The older I get, the more complicated Mother’s Day seems to be. As a kid, it was all excitement and anticipation – making crafty gifts in class with glue and construction paper and flowers and hearts. I couldn’t wait to watch Mom open her one of a kind present and exclaim how wonderful it was.
It was about experimenting in the kitchen to make her breakfast in bed or plucking flowers from the neighbors’ yards on a walk to make a spontaneous bouquet.
In my teenage years, Mother’s Day was more of a reprieve for both of us; a day to set aside the petty frustrations and disagreements and have 16 hours of peace and appreciation. I’m sure, more often than not, by the time Monday came around, I was back to rolling my eyes in derision while the flowers stood tall in the vase on the kitchen counter.
When I became a mother, it was about excitement and anticipation again – waiting to see what my girls had made for me or chosen for me at the store with their dad. But it was also a revelation.
Motherhood is about soft snuggles in bed, the smell of a baby’s head, and it’s about bedtime routines that lasted for hours and often ended with me screaming into a pillow after tiptoeing out of my child’s room.
It is about smiling in pride when my children do something amazing and the stark fear that they are somehow in danger and it’s my job to protect them every moment of every day.
Mother’s Day is about recognizing that my mother is a human being, that she had to try and hold the tension between caring for me and preserving her Self, and that she didn’t always do it the way I wanted her to. It’s about realizing that my daughters feel the same way sometimes. It is about appreciating the evolution of my relationship with my mother – from feeling smothered and policed to feeling appreciated and honored. It is also about the evolution of my relationship with my children – from overwhelming responsibility and endless repetition of tasks to stepping back and watching as they do things I never dreamed they would do and knowing that we will always have this bond in one way or another.
Mother’s Day is about widening that circle to include every woman who ever mothered me, the teachers who took an interest, women who mentored me or listened to me or encouraged me. It is about honoring mothering in all its forms – gentle prodding and sideline cheering and bandaging wounds and holding space for my grief. It is about watching my childhood friends grow up to be mothers and realizing that we all had it in us somehow, somewhere, this ability to believe in something bigger than ourselves and the desire to protect it so that it flourishes.

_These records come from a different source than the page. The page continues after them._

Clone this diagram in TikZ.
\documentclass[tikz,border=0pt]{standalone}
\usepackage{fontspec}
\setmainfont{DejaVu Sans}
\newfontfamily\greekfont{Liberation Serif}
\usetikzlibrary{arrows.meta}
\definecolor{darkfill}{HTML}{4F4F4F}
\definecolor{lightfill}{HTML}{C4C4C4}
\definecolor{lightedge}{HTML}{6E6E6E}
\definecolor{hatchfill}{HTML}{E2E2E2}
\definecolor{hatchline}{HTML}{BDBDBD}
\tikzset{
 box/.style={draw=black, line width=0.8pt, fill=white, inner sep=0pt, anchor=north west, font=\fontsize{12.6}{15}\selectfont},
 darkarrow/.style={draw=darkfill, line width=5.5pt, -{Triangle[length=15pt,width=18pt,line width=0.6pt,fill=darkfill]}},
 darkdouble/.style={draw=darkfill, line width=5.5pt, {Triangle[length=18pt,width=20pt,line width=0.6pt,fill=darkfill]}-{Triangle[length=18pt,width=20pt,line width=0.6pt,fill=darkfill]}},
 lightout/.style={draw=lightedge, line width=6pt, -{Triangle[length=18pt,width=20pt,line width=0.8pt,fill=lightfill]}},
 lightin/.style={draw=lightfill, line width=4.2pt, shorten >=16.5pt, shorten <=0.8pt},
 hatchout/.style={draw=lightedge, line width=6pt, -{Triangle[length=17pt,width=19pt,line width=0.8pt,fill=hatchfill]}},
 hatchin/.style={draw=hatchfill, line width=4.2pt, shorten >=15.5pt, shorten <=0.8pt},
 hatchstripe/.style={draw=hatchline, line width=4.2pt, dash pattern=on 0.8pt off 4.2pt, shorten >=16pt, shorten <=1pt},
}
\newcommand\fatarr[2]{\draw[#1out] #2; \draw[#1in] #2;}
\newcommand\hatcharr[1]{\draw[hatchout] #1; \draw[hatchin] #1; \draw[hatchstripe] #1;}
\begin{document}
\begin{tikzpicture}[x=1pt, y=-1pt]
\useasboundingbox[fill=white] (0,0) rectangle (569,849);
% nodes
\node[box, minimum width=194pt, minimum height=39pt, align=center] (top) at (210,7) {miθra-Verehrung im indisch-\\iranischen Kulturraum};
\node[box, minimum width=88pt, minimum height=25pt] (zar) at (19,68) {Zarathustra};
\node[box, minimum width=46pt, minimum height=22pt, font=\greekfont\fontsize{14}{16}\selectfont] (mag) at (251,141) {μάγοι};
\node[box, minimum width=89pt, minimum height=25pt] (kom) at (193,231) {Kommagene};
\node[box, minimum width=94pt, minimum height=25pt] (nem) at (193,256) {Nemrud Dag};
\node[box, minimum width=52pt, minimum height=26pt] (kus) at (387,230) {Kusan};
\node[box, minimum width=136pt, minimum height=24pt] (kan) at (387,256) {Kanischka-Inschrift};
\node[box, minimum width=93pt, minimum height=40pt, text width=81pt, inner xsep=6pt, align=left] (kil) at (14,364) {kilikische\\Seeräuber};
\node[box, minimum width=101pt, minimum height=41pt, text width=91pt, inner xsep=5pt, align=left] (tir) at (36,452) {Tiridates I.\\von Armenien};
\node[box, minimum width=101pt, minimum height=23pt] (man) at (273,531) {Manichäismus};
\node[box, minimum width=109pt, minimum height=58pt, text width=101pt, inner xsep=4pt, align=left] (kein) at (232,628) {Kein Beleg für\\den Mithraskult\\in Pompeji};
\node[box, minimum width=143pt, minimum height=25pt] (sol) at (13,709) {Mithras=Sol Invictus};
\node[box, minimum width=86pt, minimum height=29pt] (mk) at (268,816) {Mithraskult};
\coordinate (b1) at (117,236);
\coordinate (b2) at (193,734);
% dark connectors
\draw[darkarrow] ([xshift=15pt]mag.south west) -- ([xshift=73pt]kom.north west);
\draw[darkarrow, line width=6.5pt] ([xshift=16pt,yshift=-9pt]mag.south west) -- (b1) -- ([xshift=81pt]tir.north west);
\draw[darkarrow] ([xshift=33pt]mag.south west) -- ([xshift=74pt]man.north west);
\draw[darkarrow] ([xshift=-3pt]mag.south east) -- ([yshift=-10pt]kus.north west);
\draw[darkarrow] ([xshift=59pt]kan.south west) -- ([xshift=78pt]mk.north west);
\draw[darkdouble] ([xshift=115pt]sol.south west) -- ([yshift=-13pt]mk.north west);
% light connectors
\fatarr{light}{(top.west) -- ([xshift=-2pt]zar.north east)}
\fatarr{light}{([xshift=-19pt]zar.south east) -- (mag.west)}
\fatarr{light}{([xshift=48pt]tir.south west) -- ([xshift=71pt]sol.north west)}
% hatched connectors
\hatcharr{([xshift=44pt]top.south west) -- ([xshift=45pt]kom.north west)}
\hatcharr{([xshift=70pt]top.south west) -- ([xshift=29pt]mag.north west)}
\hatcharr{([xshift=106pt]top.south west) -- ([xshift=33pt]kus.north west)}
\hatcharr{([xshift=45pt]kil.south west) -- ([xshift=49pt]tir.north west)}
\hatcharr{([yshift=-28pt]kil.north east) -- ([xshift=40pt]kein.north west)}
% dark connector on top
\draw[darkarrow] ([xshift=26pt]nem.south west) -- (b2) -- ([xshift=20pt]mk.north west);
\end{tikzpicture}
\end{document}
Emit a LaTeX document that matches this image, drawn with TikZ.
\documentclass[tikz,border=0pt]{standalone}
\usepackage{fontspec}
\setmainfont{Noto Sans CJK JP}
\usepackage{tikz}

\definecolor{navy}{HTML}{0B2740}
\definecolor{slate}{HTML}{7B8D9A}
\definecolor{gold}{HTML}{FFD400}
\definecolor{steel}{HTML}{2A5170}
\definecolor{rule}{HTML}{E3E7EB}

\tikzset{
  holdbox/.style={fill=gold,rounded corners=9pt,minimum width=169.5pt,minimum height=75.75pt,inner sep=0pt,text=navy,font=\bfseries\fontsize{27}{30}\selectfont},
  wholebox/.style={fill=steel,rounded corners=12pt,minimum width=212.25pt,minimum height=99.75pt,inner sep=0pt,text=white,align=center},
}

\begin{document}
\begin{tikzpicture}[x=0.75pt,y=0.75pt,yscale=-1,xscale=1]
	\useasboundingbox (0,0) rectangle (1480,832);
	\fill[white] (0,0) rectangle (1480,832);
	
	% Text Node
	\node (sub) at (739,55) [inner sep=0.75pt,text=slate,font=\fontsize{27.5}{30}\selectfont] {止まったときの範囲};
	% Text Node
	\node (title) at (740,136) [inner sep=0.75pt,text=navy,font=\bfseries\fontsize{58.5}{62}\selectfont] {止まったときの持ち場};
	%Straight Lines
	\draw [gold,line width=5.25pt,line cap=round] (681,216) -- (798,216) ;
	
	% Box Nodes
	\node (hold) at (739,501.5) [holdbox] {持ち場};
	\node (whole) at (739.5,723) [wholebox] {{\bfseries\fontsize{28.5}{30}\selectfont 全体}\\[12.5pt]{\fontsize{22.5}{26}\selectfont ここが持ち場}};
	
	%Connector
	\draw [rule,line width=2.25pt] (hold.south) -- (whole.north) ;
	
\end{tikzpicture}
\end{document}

Mother’s Day is the ultimate exercise in opposites, the feeling that you’re part of a tribe and that you’re in charge of it; the joy of watching your children grow up and the nostalgia of your own childhood; the gratitude of being recognized and the knowledge that you would do all of it even without that recognition. But since mothering is an exercise in opposites, that seems fitting. From the moment our babies are born, they begin moving toward independence, stretching that distance between us and them and we are tasked with helping them accomplish that while simultaneously mourning the loss of that connection.
I’m coming to realize that Mother’s Day is simply the distillation of the biggest lessons in my life. It is a day that reminds me that grief and joy live together in every moment, and that my job as my daughters’ mother is to help them figure out how to hold both of those things simultaneously, honor them both, and keep moving forward. Whether you are mothering children of your own or you are a mother-figure to other children, whether you have a mother or you’ve lost yours, may your day be restful and full of peace. May you find the strength to hold all that is present in your life today, or have others who will help you hold it. May you feel mothered.